You mean, the future is the Heat Death? Well, duh. — apokrisis
That “duh, everybody knows about heat death” conclusion came as a surprise to Einstein, who assumed a stable and eternal universe in his calculations. And only when faced with contrary evidence, was forced to rename his Cosmological Constant as what we now know as Dark Energy.
But you can only argue this way by rejecting the alternative that Tallis writes about. . . . Have you simply misunderstood Tallis here? You are taking the view he critiques. — apokrisis
The alternative you refer to may be where he looks at an alternative to the notion of mandated laws, “the laws of nature do not shape what happens but are simply the shape of what happens" (e.g. a river formed by accidents). To me, that “explanation” is what he is arguing against -- saying “they come to look less like explanations than descriptions". In other words, describing the effect is not the same as explaining the cause.

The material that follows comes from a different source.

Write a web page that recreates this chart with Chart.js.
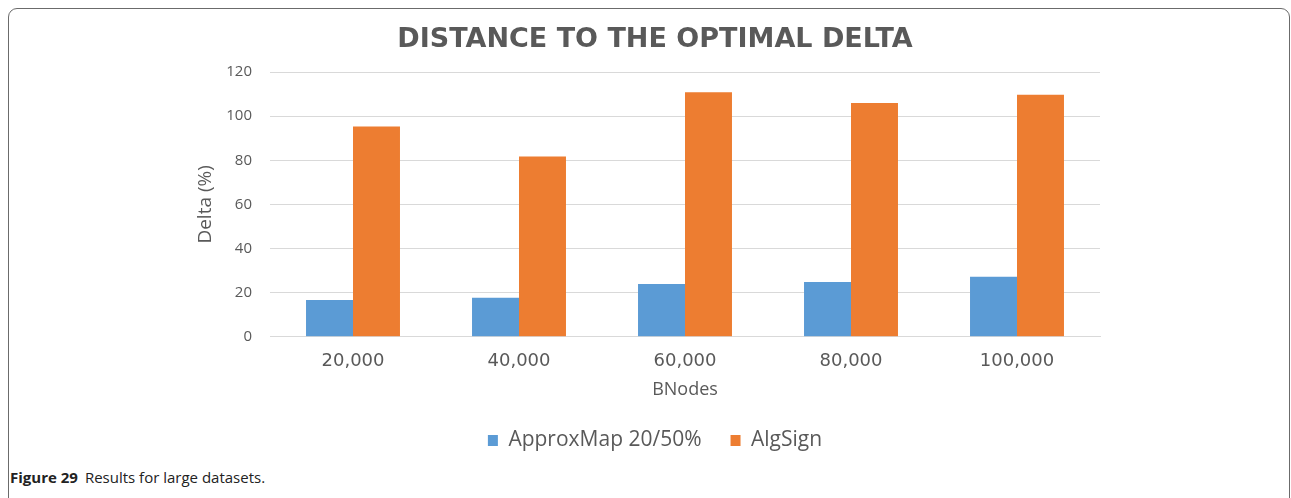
<!DOCTYPE html>
<html>
<head>
<meta charset="utf-8">
<script src="https://cdn.jsdelivr.net/npm/chart.js@4.4.1/dist/chart.umd.min.js"></script>
<style>
  html, body { margin: 0; padding: 0; background: #fff; }
  body { width: 1291px; height: 498px; position: relative; overflow: hidden; }
  .frame {
    position: absolute; left: 8px; top: 8px; width: 1282px; height: 520px;
    border: 1px solid #6b6b6b; border-radius: 9px; box-sizing: border-box;
  }
  .chart-box { position: absolute; left: 20px; top: 14px; width: 1270px; height: 447px; }
  .caption {
    position: absolute; left: 10px; top: 467px;
    font-family: "Open Sans", sans-serif; font-size: 15px; color: #222;
  }
  .caption b { font-weight: 700; margin-right: 7px; }
</style>
</head>
<body>
<div class="frame"></div>
<div class="chart-box"><canvas id="deltaChart"></canvas></div>
<div class="caption"><b>Figure 29</b>Results for large datasets.</div>
<script>
const bnodes = ['20,000', '40,000', '60,000', '80,000', '100,000'];
const approxMap = [16.7, 17.7, 23.9, 24.8, 27.2];
const algSign = [95.3, 81.7, 110.8, 105.9, 109.7];

const gray = '#595959';

const ctx = document.getElementById('deltaChart');

new Chart(ctx, {
  type: 'bar',
  data: {
    labels: bnodes,
    datasets: [
      {
        label: 'ApproxMap 20/50%',
        data: approxMap,
        backgroundColor: '#5b9bd5'
      },
      {
        label: 'AlgSign',
        data: algSign,
        backgroundColor: '#ed7d31'
      }
    ]
  },
  options: {
    responsive: true,
    maintainAspectRatio: false,
    animation: false,
    layout: {
      padding: { left: 190, right: 190, top: 0, bottom: 0 }
    },
    datasets: {
      bar: { categoryPercentage: 0.566, barPercentage: 1.0 }
    },
    plugins: {
      title: {
        display: true,
        text: 'DISTANCE TO THE OPTIMAL DELTA',
        color: gray,
        font: { family: 'DejaVu Sans', size: 27, weight: 'bold' },
        padding: { top: 10, bottom: 15.6 }
      },
      legend: {
        position: 'bottom',
        labels: {
          color: gray,
          font: { family: 'Open Sans', size: 21 },
          boxWidth: 10,
          boxHeight: 11,
          padding: 29
        }
      },
      tooltip: { enabled: false }
    },
    scales: {
      x: {
        grid: { display: false, drawTicks: false },
        border: { color: '#d9d9d9' },
        ticks: {
          color: gray,
          font: { family: 'DejaVu Sans', size: 18 },
          padding: 14
        },
        title: {
          display: true,
          text: 'BNodes',
          color: gray,
          font: { family: 'Open Sans', size: 18 },
          padding: { top: -7, bottom: 0 }
        }
      },
      y: {
        min: 0,
        max: 120,
        afterFit: function(scale) { scale.width = 60; },
        grid: { color: '#d9d9d9', drawTicks: false },
        border: { display: false },
        ticks: {
          stepSize: 20,
          color: gray,
          font: { family: 'Open Sans', size: 15 },
          padding: 18
        },
        title: {
          display: true,
          text: 'Delta (%)',
          color: gray,
          font: { family: 'Open Sans', size: 19 },
          padding: { top: -16, bottom: 0 }
        }
      }
    }
  }
});
</script>
</body>
</html>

You are quite right that many physicists just talk about the laws of nature as if they were written in the mind of God. . . . .I agree they are dealing in woo to the extent they remain mired in such an ontology. — apokrisis
I suspect that those physicists, such as Isaac Newton, who called the necessities of nature “laws”, would not agree with your label of “woo”, for anything that does not comport with your own ontology. They were not being “anti-realist”, but describing reality in terms that everyone could understand. Those who prefer to call those dependable regularities “habits” are implying that they could have been otherwise. But how would they know that, except by re-running the program of evolution several times to see if each execution followed the same basic path. All we know for sure is that Nature seems to be constrained by built-in limitations. So, if you imagine a reality with different constraints you will be dealing with imaginary “woo”, rather than with Reality as we know it.